Customer Analytics Improves Efficiencies

By Bob Johns, associate editor

E-commerce offers a plethora of consumer data as everything is digitally captured throughout the transaction and search process. Retailers know how many times a customer returns to the site, how often they purchase, what they are purchasing, and how long the checkout process took. In the brick-and-mortar world, a lot of customer behavior data is lacking, and is sometimes limited to just people counting to calculate conversion metrics. I reached out to Steve Jeffery, CEO of Brickstream, to see how companies like his are improving in-store data.

“One point of data most retailers lack is wait time at the register,” Jeffery notes. “With newer video technologies, we can now calculate individual wait times, queue length, the number of open lanes, the amount of product on the belt, transaction time, and even abandonment.” By using technology that not only counts customers, but also measuring direction, speed, mass, and time, you can now study behavior. Brickstream’s SeeMore 3D intelligent edge device uses 3D to distinguish individuals in groups to separate adults from children to better calculate conversion.
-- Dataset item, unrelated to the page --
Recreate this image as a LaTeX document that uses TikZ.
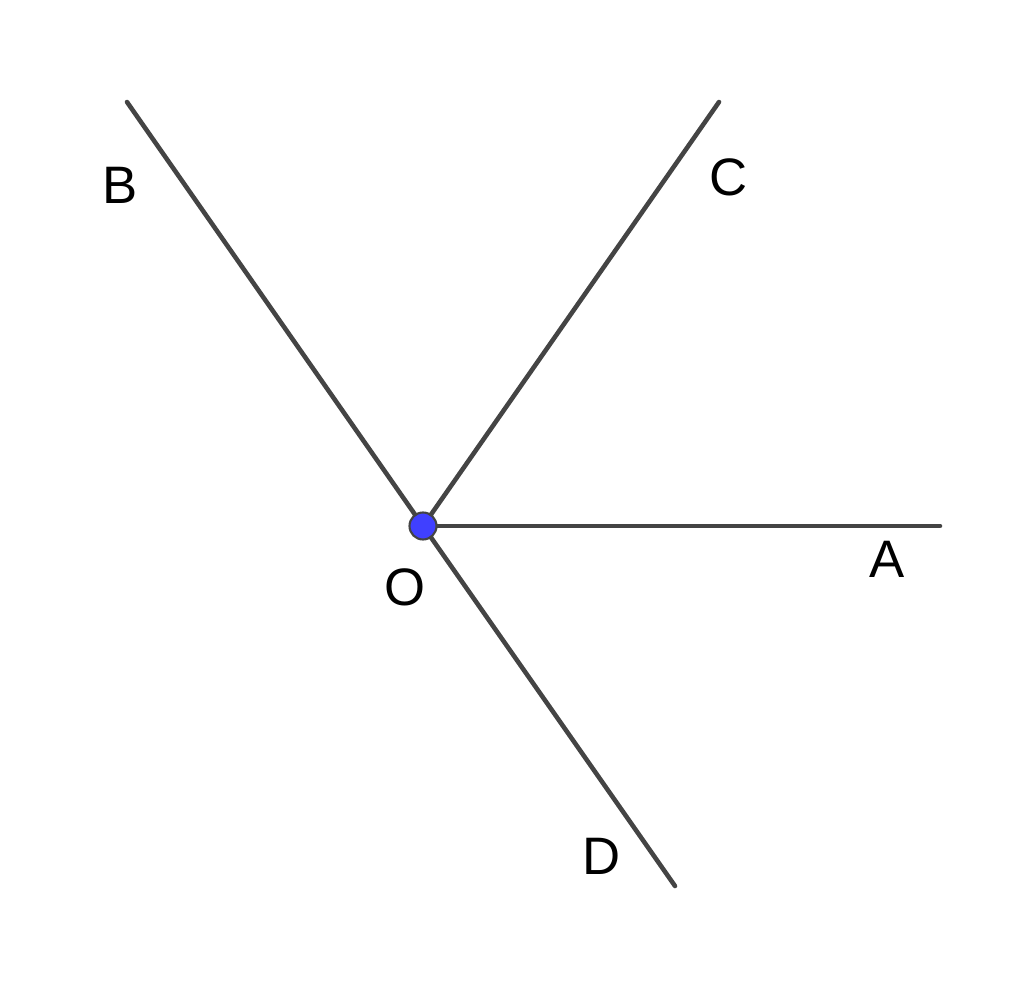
\documentclass[tikz,border=0pt]{standalone}
\usepackage{fontspec}
\setmainfont{Liberation Sans}
\usetikzlibrary{calc}
\definecolor{rayline}{RGB}{68,68,68}
\definecolor{ptblue}{RGB}{64,64,255}

\begin{document}
\begin{tikzpicture}[ray/.style={draw=rayline, line width=1.3pt, line cap=round},
	lbl/.style={font=\fontsize{15}{18}\selectfont, inner sep=0pt}]
			\useasboundingbox (0,0) rectangle (10.24,9.83);
			\coordinate (O) at (4.23,4.57);
			\coordinate (A) at (9.40,4.57);
			\coordinate (B) at (1.27,8.81);
			\coordinate (C) at (7.19,8.81);
			\coordinate (D) at (6.75,0.97);
			
			\draw[ray] (B)--(O)--(C);
			\draw[ray] (O)--(A);
			\draw[ray] (O)--(D);
			\node (pO) [circle, fill=ptblue, draw=rayline, line width=0.6pt, minimum size=0.27cm, inner sep=0pt] at (O){};
			
			\node (lA) [lbl] at (8.87,4.24){A};
			\node (lB) [lbl] at (1.20,7.98){B};
			\node (lC) [lbl] at (7.29,8.06){C};
			\node (lD) [lbl] at (6.02,1.27){D};
			\node (lO) [lbl] at (4.05,3.96){O};
		\end{tikzpicture}
\end{document}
By using this same technology, retailers can better allocate labor to keep lines moving and reduce abandonment. Additionally, staff can be better utilized when extra cashiers are not necessary, allowing managers to better schedule store operations. “With labor being the single highest cost for retailers, better allocation those resources can result in huge savings,” Jeffery says. “Not to mention the customer service side of things. You can keep the customer happy by having the appropriate number of registers open to keep the lines moving.” All of the queue data can be relayed to the manager in real time, allowing them to make adjustments on the fly. Additionally, managers can be held responsible for their staffing planning when upper-level management compares the data to plan. Managers can be alerted in the office or on a mobile device when certain indicators occur like extended wait times, significantly longer transaction times, or length of queue.

Separate from queuing, customer behavior adds numerous data points for a retailer to view. “Knowing your customer is much more difficult in the brick-and-mortar world. Online, retailers can see what a customer is searching for. In the real world, video technology is finally offering the same insight,” says Jeffery. Retailers can analyze where customers are going first in the store, where they are browsing, what areas of the store are most trafficked, and whether or not they made a purchase. By analyzing the patterns, merchandising can be improved to capitalize on traffic patterns, and labor can be assigned to the areas with the most traffic.  

The effect of marketing campaigns can also be measured through dwell times and traffic counting. Are people stopping at displays? More importantly, are they also making a purchase? Are the displays grabbing the customer’s attention, or are they stopping for a second and moving on to their regular routine? Previously marketers and merchandising personnel had to strictly rely on traffic counting and POS sales data to see the effect of an ad or display. Now they can see how it affects the customer right in the store. This type of data can also be used to test the effectiveness of planograms, merchandising changes, displays, and signage.

As the online and real-world channels of retail merge, data is going to be the key to keeping the customer engaged and creating the optimal retail experience. The channels may be different, but the goals are still the same, drive loyalty and sales.